[start Given data]

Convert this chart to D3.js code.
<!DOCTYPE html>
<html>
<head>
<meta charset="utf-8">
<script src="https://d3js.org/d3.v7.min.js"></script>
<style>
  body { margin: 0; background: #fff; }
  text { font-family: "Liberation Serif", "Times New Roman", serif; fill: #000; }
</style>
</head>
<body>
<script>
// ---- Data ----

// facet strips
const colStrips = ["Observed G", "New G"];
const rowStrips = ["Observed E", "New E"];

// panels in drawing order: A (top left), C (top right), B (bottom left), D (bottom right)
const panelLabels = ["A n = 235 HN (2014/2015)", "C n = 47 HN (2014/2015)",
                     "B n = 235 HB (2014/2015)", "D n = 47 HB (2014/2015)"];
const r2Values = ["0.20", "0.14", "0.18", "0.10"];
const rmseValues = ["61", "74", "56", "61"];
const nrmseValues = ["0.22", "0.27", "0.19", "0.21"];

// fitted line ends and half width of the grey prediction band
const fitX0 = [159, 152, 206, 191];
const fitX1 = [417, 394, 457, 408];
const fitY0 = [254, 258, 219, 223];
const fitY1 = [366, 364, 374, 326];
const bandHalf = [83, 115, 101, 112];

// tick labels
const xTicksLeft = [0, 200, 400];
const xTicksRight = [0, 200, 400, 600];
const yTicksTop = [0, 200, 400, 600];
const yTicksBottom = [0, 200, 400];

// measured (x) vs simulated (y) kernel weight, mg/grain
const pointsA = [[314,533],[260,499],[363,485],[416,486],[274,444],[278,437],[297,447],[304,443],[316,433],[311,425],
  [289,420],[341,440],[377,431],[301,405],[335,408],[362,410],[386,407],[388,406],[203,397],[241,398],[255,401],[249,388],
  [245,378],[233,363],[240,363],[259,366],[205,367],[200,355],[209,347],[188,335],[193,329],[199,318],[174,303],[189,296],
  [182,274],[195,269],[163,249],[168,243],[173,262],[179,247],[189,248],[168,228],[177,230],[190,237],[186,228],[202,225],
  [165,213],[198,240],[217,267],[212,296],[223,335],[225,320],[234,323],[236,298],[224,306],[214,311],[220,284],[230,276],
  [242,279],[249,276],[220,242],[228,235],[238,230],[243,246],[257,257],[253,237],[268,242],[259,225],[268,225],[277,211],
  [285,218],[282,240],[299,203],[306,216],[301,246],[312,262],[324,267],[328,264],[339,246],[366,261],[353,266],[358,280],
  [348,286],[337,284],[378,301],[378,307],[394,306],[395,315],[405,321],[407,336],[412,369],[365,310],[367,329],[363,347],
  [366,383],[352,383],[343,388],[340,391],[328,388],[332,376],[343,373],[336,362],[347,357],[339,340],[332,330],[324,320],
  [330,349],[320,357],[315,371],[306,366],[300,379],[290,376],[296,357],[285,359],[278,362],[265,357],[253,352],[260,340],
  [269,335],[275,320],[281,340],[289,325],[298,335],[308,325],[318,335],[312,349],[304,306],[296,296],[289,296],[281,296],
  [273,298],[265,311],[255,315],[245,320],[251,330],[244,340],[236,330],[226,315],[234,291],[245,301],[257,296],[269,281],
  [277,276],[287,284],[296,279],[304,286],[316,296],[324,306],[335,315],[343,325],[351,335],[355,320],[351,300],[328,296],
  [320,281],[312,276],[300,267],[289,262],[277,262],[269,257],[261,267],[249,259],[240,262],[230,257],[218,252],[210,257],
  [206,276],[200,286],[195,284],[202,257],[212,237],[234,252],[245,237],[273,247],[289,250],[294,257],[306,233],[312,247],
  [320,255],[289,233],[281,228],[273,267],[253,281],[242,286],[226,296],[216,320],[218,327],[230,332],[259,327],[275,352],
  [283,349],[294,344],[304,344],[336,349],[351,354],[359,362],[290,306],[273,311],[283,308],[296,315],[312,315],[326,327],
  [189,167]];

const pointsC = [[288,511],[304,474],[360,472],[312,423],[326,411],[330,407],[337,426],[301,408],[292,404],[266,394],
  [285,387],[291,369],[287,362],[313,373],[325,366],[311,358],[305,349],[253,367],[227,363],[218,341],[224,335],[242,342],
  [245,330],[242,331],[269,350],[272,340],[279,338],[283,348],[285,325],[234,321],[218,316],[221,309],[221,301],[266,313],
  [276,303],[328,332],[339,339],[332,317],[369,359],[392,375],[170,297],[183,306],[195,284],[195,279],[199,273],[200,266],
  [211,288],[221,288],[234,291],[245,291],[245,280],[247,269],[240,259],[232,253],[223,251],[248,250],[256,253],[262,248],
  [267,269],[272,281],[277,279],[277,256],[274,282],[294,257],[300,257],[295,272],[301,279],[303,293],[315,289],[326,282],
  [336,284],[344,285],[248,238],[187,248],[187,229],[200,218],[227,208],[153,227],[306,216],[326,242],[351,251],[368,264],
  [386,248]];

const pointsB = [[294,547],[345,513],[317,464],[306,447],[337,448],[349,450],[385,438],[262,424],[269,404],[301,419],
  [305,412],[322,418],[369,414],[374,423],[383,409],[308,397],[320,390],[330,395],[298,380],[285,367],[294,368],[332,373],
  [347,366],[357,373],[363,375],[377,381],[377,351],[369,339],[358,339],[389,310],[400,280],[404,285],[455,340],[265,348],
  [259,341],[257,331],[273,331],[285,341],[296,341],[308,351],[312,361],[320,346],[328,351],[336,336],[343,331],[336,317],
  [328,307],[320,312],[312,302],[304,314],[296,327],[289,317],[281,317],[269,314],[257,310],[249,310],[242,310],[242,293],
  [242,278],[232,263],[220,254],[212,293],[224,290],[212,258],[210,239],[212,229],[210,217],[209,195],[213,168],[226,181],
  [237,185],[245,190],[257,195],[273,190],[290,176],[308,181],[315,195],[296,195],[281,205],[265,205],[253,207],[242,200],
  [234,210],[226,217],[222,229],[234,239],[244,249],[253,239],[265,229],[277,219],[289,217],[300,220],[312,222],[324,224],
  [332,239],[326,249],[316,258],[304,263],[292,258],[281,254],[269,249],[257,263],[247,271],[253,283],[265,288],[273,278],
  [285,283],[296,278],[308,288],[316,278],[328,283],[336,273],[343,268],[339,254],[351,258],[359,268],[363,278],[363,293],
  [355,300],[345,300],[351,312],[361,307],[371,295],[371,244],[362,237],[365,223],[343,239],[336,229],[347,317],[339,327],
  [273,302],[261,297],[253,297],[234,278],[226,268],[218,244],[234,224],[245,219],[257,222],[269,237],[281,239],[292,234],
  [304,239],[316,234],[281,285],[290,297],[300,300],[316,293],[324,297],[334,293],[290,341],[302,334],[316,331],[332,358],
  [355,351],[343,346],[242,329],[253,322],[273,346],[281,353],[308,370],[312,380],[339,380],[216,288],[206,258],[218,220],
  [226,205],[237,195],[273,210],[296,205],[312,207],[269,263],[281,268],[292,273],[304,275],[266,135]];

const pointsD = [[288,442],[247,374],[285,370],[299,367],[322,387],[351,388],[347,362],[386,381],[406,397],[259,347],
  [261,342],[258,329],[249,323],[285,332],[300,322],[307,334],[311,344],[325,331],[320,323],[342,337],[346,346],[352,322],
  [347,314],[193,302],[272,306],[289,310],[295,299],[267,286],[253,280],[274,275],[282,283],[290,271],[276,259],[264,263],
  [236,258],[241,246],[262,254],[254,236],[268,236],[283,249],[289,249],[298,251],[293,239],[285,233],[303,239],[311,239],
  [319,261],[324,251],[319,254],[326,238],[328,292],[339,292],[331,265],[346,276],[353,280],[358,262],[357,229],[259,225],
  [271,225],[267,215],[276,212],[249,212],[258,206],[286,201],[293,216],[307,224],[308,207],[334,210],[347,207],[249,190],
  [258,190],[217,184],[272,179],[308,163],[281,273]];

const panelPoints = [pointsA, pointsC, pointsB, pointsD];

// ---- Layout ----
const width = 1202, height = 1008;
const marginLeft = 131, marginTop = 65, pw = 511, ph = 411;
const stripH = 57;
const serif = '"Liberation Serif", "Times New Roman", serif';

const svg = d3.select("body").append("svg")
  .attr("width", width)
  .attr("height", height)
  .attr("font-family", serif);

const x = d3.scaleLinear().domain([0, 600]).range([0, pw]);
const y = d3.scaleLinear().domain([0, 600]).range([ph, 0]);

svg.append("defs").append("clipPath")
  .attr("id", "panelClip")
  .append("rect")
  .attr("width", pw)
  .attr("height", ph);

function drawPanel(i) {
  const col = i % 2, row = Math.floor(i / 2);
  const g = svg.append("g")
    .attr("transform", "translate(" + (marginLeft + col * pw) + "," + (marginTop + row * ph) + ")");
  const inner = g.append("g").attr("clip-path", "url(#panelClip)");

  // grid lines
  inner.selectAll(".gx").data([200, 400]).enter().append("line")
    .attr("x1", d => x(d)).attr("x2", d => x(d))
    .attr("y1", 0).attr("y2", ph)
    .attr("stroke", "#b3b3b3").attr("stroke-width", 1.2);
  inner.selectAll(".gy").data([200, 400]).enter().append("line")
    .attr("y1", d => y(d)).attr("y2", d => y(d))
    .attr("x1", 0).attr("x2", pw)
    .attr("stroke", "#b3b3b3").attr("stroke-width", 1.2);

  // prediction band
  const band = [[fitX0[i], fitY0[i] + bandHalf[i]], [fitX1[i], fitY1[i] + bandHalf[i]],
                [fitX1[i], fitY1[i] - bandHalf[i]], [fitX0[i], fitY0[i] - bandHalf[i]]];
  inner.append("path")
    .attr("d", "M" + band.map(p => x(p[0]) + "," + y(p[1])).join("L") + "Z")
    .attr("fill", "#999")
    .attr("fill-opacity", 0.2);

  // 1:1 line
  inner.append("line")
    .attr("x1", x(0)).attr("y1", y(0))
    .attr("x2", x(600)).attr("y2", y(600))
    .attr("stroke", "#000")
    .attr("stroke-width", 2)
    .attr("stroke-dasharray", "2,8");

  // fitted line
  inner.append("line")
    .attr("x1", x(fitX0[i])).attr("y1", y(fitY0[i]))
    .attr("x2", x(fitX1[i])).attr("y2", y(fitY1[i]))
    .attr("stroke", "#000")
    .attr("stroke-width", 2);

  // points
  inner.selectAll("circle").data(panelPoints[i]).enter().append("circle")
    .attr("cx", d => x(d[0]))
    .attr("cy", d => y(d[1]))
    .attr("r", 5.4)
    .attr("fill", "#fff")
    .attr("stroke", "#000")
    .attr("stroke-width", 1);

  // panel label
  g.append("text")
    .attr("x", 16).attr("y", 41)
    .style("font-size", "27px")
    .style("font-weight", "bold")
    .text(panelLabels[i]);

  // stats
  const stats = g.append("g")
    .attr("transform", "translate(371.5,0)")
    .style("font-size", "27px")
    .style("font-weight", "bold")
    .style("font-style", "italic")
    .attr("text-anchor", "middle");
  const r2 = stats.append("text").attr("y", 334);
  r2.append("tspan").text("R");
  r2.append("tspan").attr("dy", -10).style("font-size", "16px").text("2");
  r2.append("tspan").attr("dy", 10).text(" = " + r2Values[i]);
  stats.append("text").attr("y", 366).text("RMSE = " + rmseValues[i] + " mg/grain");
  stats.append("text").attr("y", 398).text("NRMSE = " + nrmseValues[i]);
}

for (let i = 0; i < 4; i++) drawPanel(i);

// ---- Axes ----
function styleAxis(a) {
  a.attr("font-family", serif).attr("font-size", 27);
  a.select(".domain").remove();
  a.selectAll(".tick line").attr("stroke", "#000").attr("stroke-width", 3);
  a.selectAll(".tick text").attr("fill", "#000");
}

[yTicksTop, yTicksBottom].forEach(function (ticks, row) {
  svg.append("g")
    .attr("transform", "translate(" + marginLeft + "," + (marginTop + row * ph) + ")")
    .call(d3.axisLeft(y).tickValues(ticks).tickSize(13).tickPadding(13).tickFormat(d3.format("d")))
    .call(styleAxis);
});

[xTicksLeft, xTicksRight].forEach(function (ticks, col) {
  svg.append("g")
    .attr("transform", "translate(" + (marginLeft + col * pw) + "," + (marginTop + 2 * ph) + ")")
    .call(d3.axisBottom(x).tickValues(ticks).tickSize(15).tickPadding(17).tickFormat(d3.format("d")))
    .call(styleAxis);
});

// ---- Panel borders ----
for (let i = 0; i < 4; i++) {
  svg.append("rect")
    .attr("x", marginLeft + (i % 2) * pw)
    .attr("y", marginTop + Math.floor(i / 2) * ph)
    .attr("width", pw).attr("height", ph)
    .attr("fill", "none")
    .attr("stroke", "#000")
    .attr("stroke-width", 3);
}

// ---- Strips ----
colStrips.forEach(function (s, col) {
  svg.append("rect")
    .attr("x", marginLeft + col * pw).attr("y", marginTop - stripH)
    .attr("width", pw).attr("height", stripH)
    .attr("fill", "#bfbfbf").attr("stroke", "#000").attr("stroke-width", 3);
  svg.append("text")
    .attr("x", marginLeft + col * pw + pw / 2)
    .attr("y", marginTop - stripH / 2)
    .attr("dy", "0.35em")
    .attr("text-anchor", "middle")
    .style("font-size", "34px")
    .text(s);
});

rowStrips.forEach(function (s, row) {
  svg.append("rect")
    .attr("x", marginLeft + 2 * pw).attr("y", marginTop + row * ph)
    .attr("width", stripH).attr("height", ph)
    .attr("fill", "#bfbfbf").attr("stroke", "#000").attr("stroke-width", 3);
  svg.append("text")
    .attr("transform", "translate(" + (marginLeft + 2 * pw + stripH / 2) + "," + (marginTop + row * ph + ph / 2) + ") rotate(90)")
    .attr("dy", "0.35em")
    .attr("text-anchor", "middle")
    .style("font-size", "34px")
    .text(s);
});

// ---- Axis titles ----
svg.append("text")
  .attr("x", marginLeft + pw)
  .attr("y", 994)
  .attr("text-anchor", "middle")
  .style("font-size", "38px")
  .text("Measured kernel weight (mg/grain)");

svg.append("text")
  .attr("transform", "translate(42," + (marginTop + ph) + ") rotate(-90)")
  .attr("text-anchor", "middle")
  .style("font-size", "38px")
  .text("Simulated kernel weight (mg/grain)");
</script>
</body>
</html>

[end Given data]

Extract the lines above, from the first one through the one containing "const bandHalf = [83, 115, 101, 112];", and return only those, unchanged.

Exercise answer:
Convert this chart to D3.js code.
<!DOCTYPE html>
<html>
<head>
<meta charset="utf-8">
<script src="https://d3js.org/d3.v7.min.js"></script>
<style>
  body { margin: 0; background: #fff; }
  text { font-family: "Liberation Serif", "Times New Roman", serif; fill: #000; }
</style>
</head>
<body>
<script>
// ---- Data ----

// facet strips
const colStrips = ["Observed G", "New G"];
const rowStrips = ["Observed E", "New E"];

// panels in drawing order: A (top left), C (top right), B (bottom left), D (bottom right)
const panelLabels = ["A n = 235 HN (2014/2015)", "C n = 47 HN (2014/2015)",
                     "B n = 235 HB (2014/2015)", "D n = 47 HB (2014/2015)"];
const r2Values = ["0.20", "0.14", "0.18", "0.10"];
const rmseValues = ["61", "74", "56", "61"];
const nrmseValues = ["0.22", "0.27", "0.19", "0.21"];

// fitted line ends and half width of the grey prediction band
const fitX0 = [159, 152, 206, 191];
const fitX1 = [417, 394, 457, 408];
const fitY0 = [254, 258, 219, 223];
const fitY1 = [366, 364, 374, 326];
const bandHalf = [83, 115, 101, 112];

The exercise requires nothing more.